■ Task to complete ■
Select all lines with the string "matplotlib" in them, and copy those lines.

##########

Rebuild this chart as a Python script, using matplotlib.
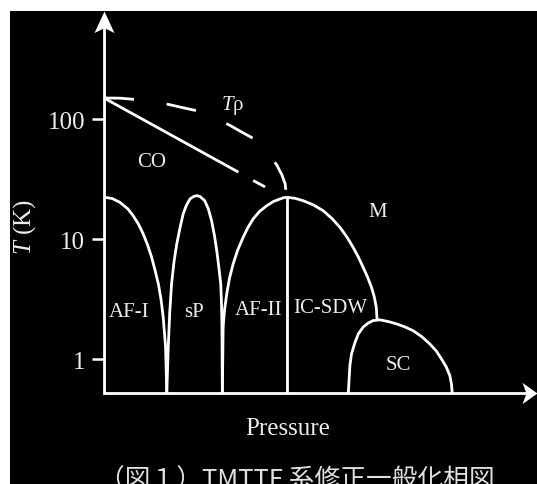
import matplotlib
matplotlib.use('Agg')
import matplotlib.pyplot as plt
from matplotlib.path import Path
from matplotlib.patches import Rectangle
from matplotlib.ticker import NullLocator

plt.rcParams['font.family'] = ['Liberation Serif', 'DejaVu Serif']
plt.rcParams['mathtext.fontset'] = 'custom'
plt.rcParams['mathtext.rm'] = 'Liberation Serif'
plt.rcParams['mathtext.it'] = 'Liberation Serif:italic'

# ---------------- data (pressure in arbitrary units, T in K) ----------------
T_MIN = 0.52
T_MAX = 804
P_MAX = 10.83

yticks = [1, 10, 100]
ytick_labels = ['1', '10', '100']

# AF-I dome
af1_P = [0.00, 0.20, 0.40, 0.60, 0.73, 0.86, 0.98, 1.09, 1.19, 1.275, 1.36,
         1.425, 1.48, 1.54, 1.57]
af1_T = [22.4, 21.9, 20.3, 17.88, 15.7, 13.41, 11.1, 8.97, 7.1, 5.55, 4.24,
         3.18, 2.25, 1.27, 0.52]

# sP dome
sp_P = [1.57, 1.61, 1.645, 1.69, 1.75, 1.82, 1.90, 1.98, 2.06, 2.15, 2.24,
        2.32, 2.40, 2.52, 2.61, 2.69, 2.76, 2.82, 2.87, 2.92, 2.94, 2.95, 2.96]
sp_T = [0.52, 1.34, 2.48, 4.24, 6.47, 9.14, 12.43, 16.25, 19.13, 21.67, 22.74,
        23.09, 22.74, 20.97, 17.88, 14.29, 10.86, 8.04, 5.93, 4.24, 2.84, 1.86, 0.52]

# AF-II dome (rising side)
af2_P = [2.96, 2.98, 3.015, 3.07, 3.14, 3.23, 3.345, 3.48, 3.60, 3.73, 3.89,
         4.07, 4.24, 4.40, 4.49, 4.57]
af2_T = [0.52, 1.85, 2.58, 3.50, 4.76, 6.23, 8.14, 10.39, 12.54, 14.76, 17.05,
         19.05, 20.65, 21.67, 22.18, 22.39]

# AF-II / IC-SDW boundary
bound_P = [4.57, 4.57]
bound_T = [0.52, 22.39]

# IC-SDW dome (falling side)
sdw_P = [4.57, 4.775, 4.98, 5.24, 5.48, 5.70, 5.90, 6.075, 6.23, 6.36, 6.48,
         6.59, 6.69, 6.76, 6.81, 6.83]
sdw_T = [22.39, 21.96, 20.97, 19.32, 17.31, 14.91, 12.59, 10.45, 8.58, 7.12,
         5.85, 4.85, 3.98, 3.31, 2.71, 2.13]

# SC dome
sc_P = [6.11, 6.15, 6.19, 6.28, 6.36, 6.48, 6.60, 6.73, 6.90, 7.10, 7.32,
        7.525, 7.73, 7.95, 8.15, 8.31, 8.44, 8.56, 8.65, 8.69, 8.71]
sc_T = [0.52, 0.885, 1.107, 1.386, 1.625, 1.85, 1.995, 2.10, 2.13, 2.065, 1.97,
        1.86, 1.73, 1.54, 1.34, 1.173, 1.006, 0.863, 0.730, 0.623, 0.52]

# CO boundary (solid part, then one dash)
co_P = [0.00, 3.36]
co_T = [150.5, 36.3]
co_dash_P = [3.73, 4.03]
co_dash_T = [30.9, 27.3]

# T_rho crossover (dashed)
trho_P = [0.00, 0.40, 0.82, 1.15, 1.61, 1.95, 2.32, 2.70, 3.11, 3.45, 3.78,
          3.95, 4.15, 4.32, 4.45, 4.53, 4.57]
trho_T = [150.5, 150.0, 146.0, 141.5, 133.1, 125.4, 117.9, 104.1, 90.5, 78.1,
          67.9, 58.3, 49.6, 41.7, 34.4, 29.0, 22.4]

# phase labels: (text, P, T)
phase_labels = [
    ('CO', 1.18, 41.0),
    ('AF-I', 0.63, 2.31),
    ('sP', 2.25, 2.31),
    ('AF-II', 3.86, 2.39),
    ('IC-SDW', 5.65, 2.46),
    ('M', 6.84, 15.7),
    ('SC', 7.36, 0.83),
]
trho_label = ('$T$ρ', 3.21, 122.0)

x_label = 'Pressure'
y_label = '$T$ (K)'
caption = '（図１）TMTTF 系修正一般化相図'

# ---------------- figure ----------------
W, H = 537, 485
fig = plt.figure(figsize=(W / 100, H / 100), dpi=100, facecolor='white')
fig.patches.append(Rectangle((10 / W, 0), 1 - 10 / W, (H - 12) / H,
                             transform=fig.transFigure, facecolor='black',
                             edgecolor='none', zorder=-1))

ax_left, ax_right = 104, 537
ax_top, ax_bottom = 11.7, 394.3
ax = fig.add_axes([ax_left / W, (H - ax_bottom) / H,
                   (ax_right - ax_left) / W, (ax_bottom - ax_top) / H])
ax.patch.set_visible(False)
for s in ax.spines.values():
    s.set_visible(False)

ax.set_yscale('log')
ax.set_xlim(0, P_MAX)
ax.set_ylim(T_MIN, T_MAX)
ax.set_xticks([])
ax.set_yticks(yticks)
ax.set_yticklabels(ytick_labels)
ax.yaxis.set_minor_locator(NullLocator())
ax.tick_params(axis='y', which='major', direction='out', length=8.6, width=1.8,
               color='white', labelcolor='#ececec', labelsize=18, pad=5)

lw = 2.0
kw = dict(color='white', lw=lw, solid_joinstyle='round', solid_capstyle='butt',
          clip_on=False, zorder=3)
ax.plot(af1_P, af1_T, **kw)
ax.plot(sp_P, sp_T, **kw)
ax.plot(af2_P, af2_T, **kw)
ax.plot(bound_P, bound_T, **kw)
ax.plot(sdw_P, sdw_T, **kw)
ax.plot(sc_P, sc_T, **kw)
ax.plot(co_P, co_T, **kw)
ax.plot(co_dash_P, co_dash_T, **kw)
ax.plot(trho_P, trho_T, color='white', lw=lw, linestyle=(0, (10.8, 11.9)),
        dash_capstyle='butt', dash_joinstyle='round', clip_on=False, zorder=3)

# axes with arrow heads
ax.plot([0, 0, 0.975], [0.96, 0, 0], transform=ax.transAxes, color='white',
        lw=2.0, solid_joinstyle='miter', clip_on=False, zorder=4)
up_arrow = Path([(0, 0), (-10, -21.6), (0, -16.6), (10, -21.6), (0, 0)],
                [Path.MOVETO, Path.LINETO, Path.LINETO, Path.LINETO, Path.CLOSEPOLY])
right_arrow = Path([(0, 0), (-15, 10.7), (-11, 0), (-15, -10.7), (0, 0)],
                   [Path.MOVETO, Path.LINETO, Path.LINETO, Path.LINETO, Path.CLOSEPOLY])
ax.plot([0], [1], marker=up_arrow, markersize=2 * 21.6 * 0.72, color='white',
        markeredgewidth=0, transform=ax.transAxes, clip_on=False, zorder=5)
ax.plot([1], [0], marker=right_arrow, markersize=2 * 15 * 0.72, color='white',
        markeredgewidth=0, transform=ax.transAxes, clip_on=False, zorder=5)

txt_color = '#ececec'
for label, p, t in phase_labels:
    ax.text(p, t, label, color=txt_color, fontsize=15, ha='center', va='baseline')
ax.text(trho_label[1], trho_label[2], trho_label[0], color=txt_color,
        fontsize=15, ha='center', va='baseline')

fig.text(287.5 / W, (H - 435) / H, x_label, color=txt_color, fontsize=18,
         ha='center', va='baseline')
fig.text(25 / W, (H - 227) / H, y_label, color=txt_color, fontsize=18,
         rotation=90, ha='center', va='center')
fig.text(296.5 / W, (H - 487.5) / H, caption, color='#e0e0e0', fontsize=18.5,
         family=['Noto Sans CJK JP', 'DejaVu Sans'], ha='center', va='baseline')

fig.savefig('out.png', dpi=100, facecolor='white')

##########

■ Result for this exercise ■
Rebuild this chart as a Python script, using matplotlib.
import matplotlib
matplotlib.use('Agg')
import matplotlib.pyplot as plt
from matplotlib.path import Path
from matplotlib.patches import Rectangle
from matplotlib.ticker import NullLocator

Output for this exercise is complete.